Our current priorities for Welsh language technology are:
- improving technology to increase the daily use of Cymraeg
- making sure everyone can access Welsh language technology
- improving Welsh language artificial intelligence (AI) and speech and language technologies (by sharing data and other means)
The Written Statement on Welsh language technology explains what we are doing to achieve this.
We’ll publish regular updates on this page.
Updates on Welsh language technology
Bangor University
- Gathered over 440,000 segments of equivalent Welsh and English open text from web pages. This is valuable training data and useful TMX memories for translators.
- Trained an openly licensed AI model, based on Meta's Llama 3.
- Used translation memories to improve its performance in Welsh, both in general and translation tasks.
- Improved the accuracy of its speech-to-text model, named Trawsgrifiwr.
- Created new artificial Welsh voices using PiperTTS software. The voices now perform better with short words and long sentences.
- Added a new northern male Welsh voice to the official Piper TTS library. We want to offer Welsh and bilingual voices for screen readers that blind and visually impaired people use. You can use Sonata to install it within the popular NVDA screen reader. Here's a video showing how.
- Created a new voiceover website, named Trosleisio to improve accessibility. You can use synthetic voices to create voice-overs for Welsh language videos.
- Updated its AI Macsen to include web searching using your own voice. You can also prompt it to spell Welsh words such as 'llaeth' correctly. You can find videos showing it being used on YouTube.

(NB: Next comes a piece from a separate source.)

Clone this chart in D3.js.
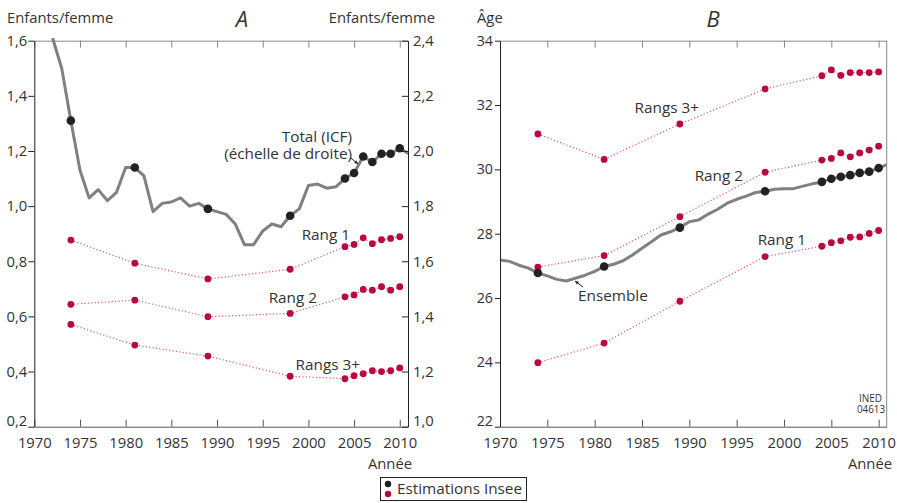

- Created an experimental voice keyboard app on Android so you can use speech recognition as well as typing. You can download a video to see it being used.
- Created new Microsoft SpeechT5 voices. You can use them to clone your voice. This demo shows you how.
- Published an update to the Tagged training sentences. This continues to focus on more oral or informal sentences from the transcribed texts. They tagged parts of speech of more than 200 additional sentences and added them to the data.
- Continued to crawl across the web in search of Welsh language data. They have a list of web addresses that declare their content to be under an open license.
- Added new text data to its "CC0" corpus and expanded its scope to include data under other permissive licences.
- Annotated the names of 400 sentence entities. You can use them with Knowledge Linking.
- Improved automatic speech recognition within this version of the Whisper text-to-speech model.
Welsh audio training data
Cymen was awarded an Arfor grant to produce and publish new Welsh language voice data under a permissive licence. They've transcribed and verified about 40 hours of speech.
Bangor University transcribed more audio data in the past year. There are now 52 hours of data in that particular sub-collection (August 2025)
As of August 2025, there’s a total of 249 hours of Welsh audio training data, including:
- 124 hours Common Voice
- 45 hours Bangor Transcription Bank
- 40 hours Cymen Arfor
- 40 hours Paldaruo (since 2018)
Cardiff University
- Published SENTimental: a tool to collect annotations to create training data and test Welsh sentiment analysis. Built with Lancaster University.
Welsh Government
- The Cymraeg 2050 team published a blog article Technology to help people use more Cymraeg.
- The The Cabinet Secretary for Finance and the Welsh Language appeared before the Senedd's Culture, Communications, Welsh Language, Sport, and International Relations Committee on 16 July 2025. He took part in the Committee's 'Cymraeg for All?' Inquiry. Technology and the Welsh language were part of the discussion. Here's the evidence paper we submitted to the Committee, and here is a video of the session. The Welsh Language Infrastructure team has published the Get Welsh words website to help users to get Welsh translations.
- We updated and expanded our Helo Blod list of Welsh Language technology tools and resources. It now includes a dedication section for parents and carers.
Updates on Welsh placenames and mapping
The National Library for Wales
- Used Bangor University’s Welsh named entity recognition tools and other AI tools to develop a prototype pipeline. It recognises and extracts Welsh placenames from OCR text and aligns them with Wikidata entities in the Library’s own SNARC database.
- Published an article summarising how their work with placenames has helped to shape the Welsh Language Commissioner's new placenames website.
- Supported the development of the Welsh Language Commissioner's new Standard Place Names website.
- Shared a list of over 10,000 Welsh names on Wikidata so Mapio Cymru can add them to the Welsh. OpenStreetMap.
- Held an event with the Welsh Language Commissioner and Parc Eryri in May 2025 to collect audio clips and images of places in the park.
- Aligned new data about standard Names from Parc Eryri to Wikidata and share with the Welsh Language Commissioner.
- Created new Welsh labels for 11,264 building names. The data is publicly available via Wikidata and SNARC.
- Hosted events on Wikipedia and open data themes. The first was an editing event with Aberystwyth University on 16 October 2024. They then went on to host the History Hackathon 2025. Here's an article in Welsh about some of the highlights.
Mapio Cymru
Published guidance on how to add Welsh language street names to the OpenStreetMap Welsh map.